* TASK STATEMENT *
Report only the number of lines holding "chart".

___

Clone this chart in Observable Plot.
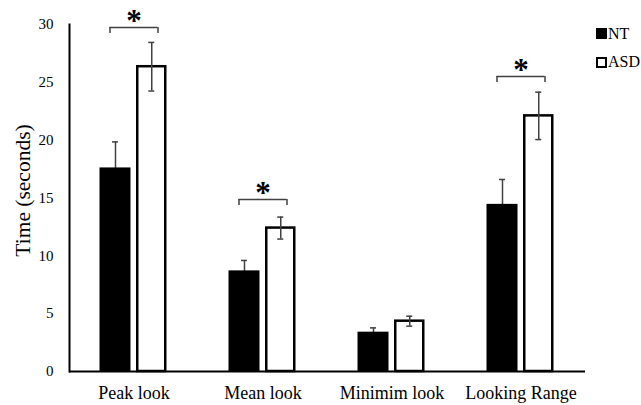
<!DOCTYPE html>
<html>
<head>
<meta charset="utf-8">
<script src="https://cdn.jsdelivr.net/npm/d3@7"></script>
<script src="https://cdn.jsdelivr.net/npm/@observablehq/plot@0.6"></script>
<style>
  html, body { margin: 0; padding: 0; background: #fff; overflow: hidden; }
  #wrap { position: relative; width: 641px; height: 405px; font-family: "Liberation Serif", "Times New Roman", serif; color: #000; }
  .sw { position: absolute; width: 11px; height: 11px; box-sizing: border-box; }
  .lt { position: absolute; font-size: 16px; line-height: 16px; white-space: nowrap; }
</style>
</head>
<body>
<div id="wrap"></div>
<script>
// ---- data ----
const categories = ["Peak look", "Mean look", "Minimim look", "Looking Range"];
const groups = ["NT", "ASD"];
const ntMeans = [17.6, 8.7, 3.4, 14.45];
const ntErrors = [2.25, 0.9, 0.37, 2.15];
const asdMeans = [26.35, 12.4, 4.35, 22.1];
const asdErrors = [2.1, 0.95, 0.43, 2.05];
const sigCategories = ["Peak look", "Mean look", "Looking Range"];
const sigHeights = [29.75, 14.87, 25.5];
const yTicks = [0, 5, 10, 15, 20, 25, 30];
const yLabel = "Time (seconds)";

const ntRows = categories.map((c, i) => ({category: c, group: groups[0], value: ntMeans[i], err: ntErrors[i]}));
const asdRows = categories.map((c, i) => ({category: c, group: groups[1], value: asdMeans[i], err: asdErrors[i]}));
const sigRows = sigCategories.map((c, i) => ({category: c, h: sigHeights[i]}));

const errColor = "#404040";
const band = 129;
const ntL = 30.5, ntR = 67.5;          // NT bar insets within band
const asL = 68.25, asR = 32.75;        // ASD bar insets within band
const ntC = (ntL + (band - ntR)) / 2;  // NT center within band
const asC = (asL + (band - asR)) / 2;  // ASD center within band
const capHalf = 3;

const chart = Plot.plot({
  width: 641,
  height: 405,
  marginLeft: 69,
  marginRight: 56,
  marginTop: 24,
  marginBottom: 34,
  style: {fontFamily: "'Liberation Serif', 'Times New Roman', serif", color: "#000", background: "#fff"},
  x: {domain: categories, padding: 0, label: null},
  y: {domain: [0, 30], label: null},
  marks: [
    // ASD bars (white with black outline)
    Plot.barY(asdRows, {x: "category", y: "value", fill: "#fff", stroke: "#000", strokeWidth: 2.5, insetLeft: asL, insetRight: asR}),
    // error bars
    Plot.ruleX(ntRows, {x: "category", y1: d => d.value - d.err, y2: d => d.value + d.err, stroke: errColor, strokeWidth: 1.5, dx: ntC - band / 2}),
    Plot.ruleX(asdRows, {x: "category", y1: d => d.value - d.err, y2: d => d.value + d.err, stroke: errColor, strokeWidth: 1.5, dx: asC - band / 2}),
    Plot.tickY(ntRows, {x: "category", y: d => d.value + d.err, stroke: errColor, strokeWidth: 1.5, insetLeft: ntC - capHalf, insetRight: band - ntC - capHalf}),
    Plot.tickY(ntRows, {x: "category", y: d => d.value - d.err, stroke: errColor, strokeWidth: 1.5, insetLeft: ntC - capHalf, insetRight: band - ntC - capHalf}),
    Plot.tickY(asdRows, {x: "category", y: d => d.value + d.err, stroke: errColor, strokeWidth: 1.5, insetLeft: asC - capHalf, insetRight: band - asC - capHalf}),
    Plot.tickY(asdRows, {x: "category", y: d => d.value - d.err, stroke: errColor, strokeWidth: 1.5, insetLeft: asC - capHalf, insetRight: band - asC - capHalf}),
    // NT bars (black)
    Plot.barY(ntRows, {x: "category", y: "value", fill: "#000", insetLeft: ntL, insetRight: ntR}),
    // significance brackets
    Plot.ruleY(sigRows, {x1: "category", x2: "category", y: "h", stroke: errColor, strokeWidth: 1.5, insetLeft: 40.5, insetRight: 40.5}),
    Plot.ruleX(sigRows, {x: "category", y1: d => d.h - 0.52, y2: "h", stroke: errColor, strokeWidth: 1.5, dx: -24}),
    Plot.ruleX(sigRows, {x: "category", y1: d => d.h - 0.52, y2: "h", stroke: errColor, strokeWidth: 1.5, dx: 24}),
    Plot.text(sigRows, {x: "category", y: "h", text: () => "*", fontSize: 31, fontWeight: "bold", lineAnchor: "bottom", dy: 3.5, fill: "#000"}),
    // axes
    Plot.axisY({ticks: yTicks, tickSize: 0, tickPadding: 16, fontSize: 15, label: null}),
    Plot.axisX({tickSize: 0, tickPadding: 15, fontSize: 18, label: null}),
    Plot.frame({anchor: "left", stroke: "#000", strokeWidth: 2}),
    Plot.ruleY([0], {stroke: "#000", strokeWidth: 2}),
    Plot.text([yLabel], {frameAnchor: "left", rotate: -90, dx: -40, dy: -7.5, fontSize: 21.5, lineAnchor: "bottom", textAnchor: "middle", fill: "#000"})
  ]
});

const wrap = document.getElementById("wrap");
wrap.appendChild(chart);

// legend
const legendItems = [
  {label: groups[0], fill: "#000", border: "none", top: 28},
  {label: groups[1], fill: "#fff", border: "2.5px solid #000", top: 56.5}
];
for (const it of legendItems) {
  const sw = document.createElement("div");
  sw.className = "sw";
  sw.style.left = "596px";
  sw.style.top = it.top + "px";
  sw.style.background = it.fill;
  sw.style.border = it.border;
  wrap.appendChild(sw);
  const t = document.createElement("div");
  t.className = "lt";
  t.style.left = "608px";
  t.style.top = (it.top - 2.5) + "px";
  t.textContent = it.label;
  wrap.appendChild(t);
}
chart.style.position = "absolute";
chart.style.left = "0";
chart.style.top = "0";
</script>
</body>
</html>
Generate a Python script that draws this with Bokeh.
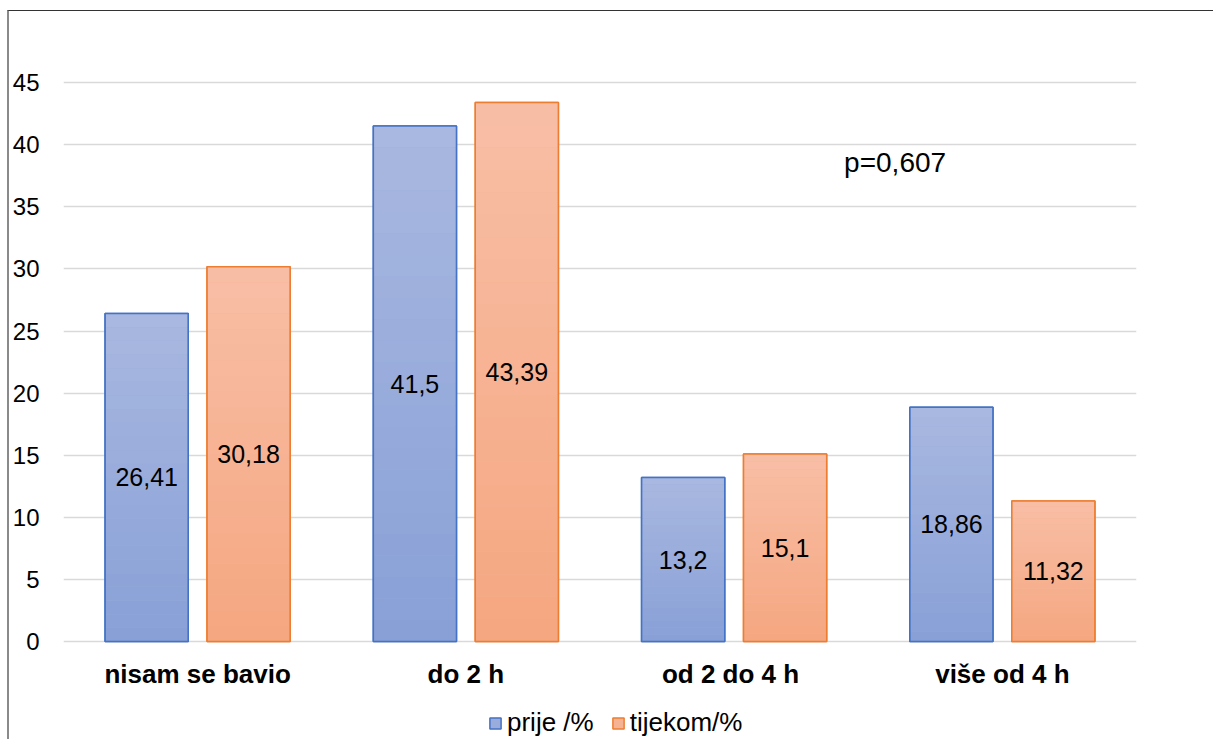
from bokeh.plotting import figure
from bokeh.models import FactorRange, FixedTicker, Legend, LegendItem, Label, ColumnDataSource
from bokeh.transform import dodge
from bokeh.core.properties import value
from bokeh.embed import file_html
from bokeh.resources import INLINE

categories = ["nisam se bavio", "do 2 h", "od  2 do 4 h", "više od 4 h"]
prije = [26.41, 41.5, 13.2, 18.86]
tijekom = [30.18, 43.39, 15.1, 11.32]
y_ticks = [0, 5, 10, 15, 20, 25, 30, 35, 40, 45]
series_names = ["prije /%", "tijekom/%"]
p_text = "p=0,607"

FONT = "Liberation Sans"

p = figure(x_range=FactorRange(*categories, range_padding=0), y_range=(-7.89, 50),
           frame_width=1073, frame_height=719, output_backend="svg", toolbar_location=None,
           min_border_left=54, min_border_right=77, min_border_top=9, min_border_bottom=0)
p.styles = {"border-left": "2px solid #8a8a8a", "border-top": "1px solid #333333",
            "margin-left": "7px", "margin-top": "10px"}
p.outline_line_color = None
p.background_fill_color = "white"

def lerp(c1, c2, t):
    return "#%02x%02x%02x" % tuple(int(round(a + (b - a) * t)) for a, b in zip(c1, c2))

styles = [
    dict(top=(0xA9, 0xB8, 0xE0), bot=(0x88, 0xA0, 0xD7), line="#4472C4", off=-0.19, mid="#99ACDB"),
    dict(top=(0xF8, 0xBF, 0xA6), bot=(0xF5, 0xA6, 0x80), line="#ED7D31", off=0.19, mid="#F6B394"),
]
width = 0.31
N = 24
base_renderers = []
for vals, st in zip([prije, tijekom], styles):
    src = ColumnDataSource(dict(cat=categories, val=vals,
                                lab=[("%g" % v).replace(".", ",") for v in vals],
                                mid=[v / 2 for v in vals]))
    r = p.vbar(x=dodge("cat", st["off"], range=p.x_range), top="val", width=width, source=src,
               fill_color=st["mid"], line_color=st["line"], line_width=1.5)
    base_renderers.append(r)
    xs, bots, tops, cols = [], [], [], []
    for c, v in zip(categories, vals):
        for k in range(N):
            xs.append(c)
            bots.append(v * k / N)
            tops.append(v * (k + 1) / N)
            cols.append(lerp(st["bot"], st["top"], (k + 0.5) / N))
    gsrc = ColumnDataSource(dict(cat=xs, b=bots, t=tops, col=cols))
    p.vbar(x=dodge("cat", st["off"], range=p.x_range), bottom="b", top="t", width=width - 0.004,
           source=gsrc, fill_color="col", line_color=None)
    p.vbar(x=dodge("cat", st["off"], range=p.x_range), top="val", width=width, source=src,
           fill_alpha=0, line_color=st["line"], line_width=1.5)
    p.text(x=dodge("cat", st["off"], range=p.x_range), y="mid", text="lab", source=src,
           text_align="center", text_baseline="middle", text_font_size="25px",
           text_color="black", text_font=value(FONT))

# category labels under the bars (drawn in the frame, below zero)
cat_src = ColumnDataSource(dict(cat=categories, y=[-2.58] * len(categories)))
p.text(x="cat", y="y", text="cat", source=cat_src, text_align="center", text_baseline="middle",
       text_font_size="26px", text_font_style="bold", text_color="black", text_font=value(FONT))

p.yaxis.ticker = FixedTicker(ticks=y_ticks)
p.yaxis.axis_line_color = None
p.yaxis.major_tick_line_color = None
p.yaxis.minor_tick_line_color = None
p.yaxis.major_label_text_font = FONT
p.yaxis.major_label_text_font_size = "24px"
p.yaxis.major_label_text_color = "black"
p.yaxis.major_label_standoff = 18

p.xaxis.visible = False

p.xgrid.grid_line_color = None
p.ygrid.grid_line_color = "#D9D9D9"
p.ygrid.grid_line_width = 1.5
p.ygrid.ticker = FixedTicker(ticks=y_ticks)

lab = Label(x=2.91, y=38.6, text=p_text, text_font=FONT, text_font_size="28px",
            text_color="black", text_baseline="middle", text_align="left")
p.add_layout(lab)

legend = Legend(items=[LegendItem(label=series_names[0], renderers=[base_renderers[0]]),
                       LegendItem(label=series_names[1], renderers=[base_renderers[1]])],
                orientation="horizontal", location=(425, 1),
                label_text_font=FONT, label_text_font_size="26px", label_text_color="black",
                glyph_width=14, glyph_height=14, label_standoff=5, spacing=17, label_height=26,
                border_line_color=None, background_fill_alpha=0, padding=0, margin=0)
p.add_layout(legend)

open("out.html", "w").write(file_html(p, INLINE))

___

* RESPONSE TO THE TASK *
6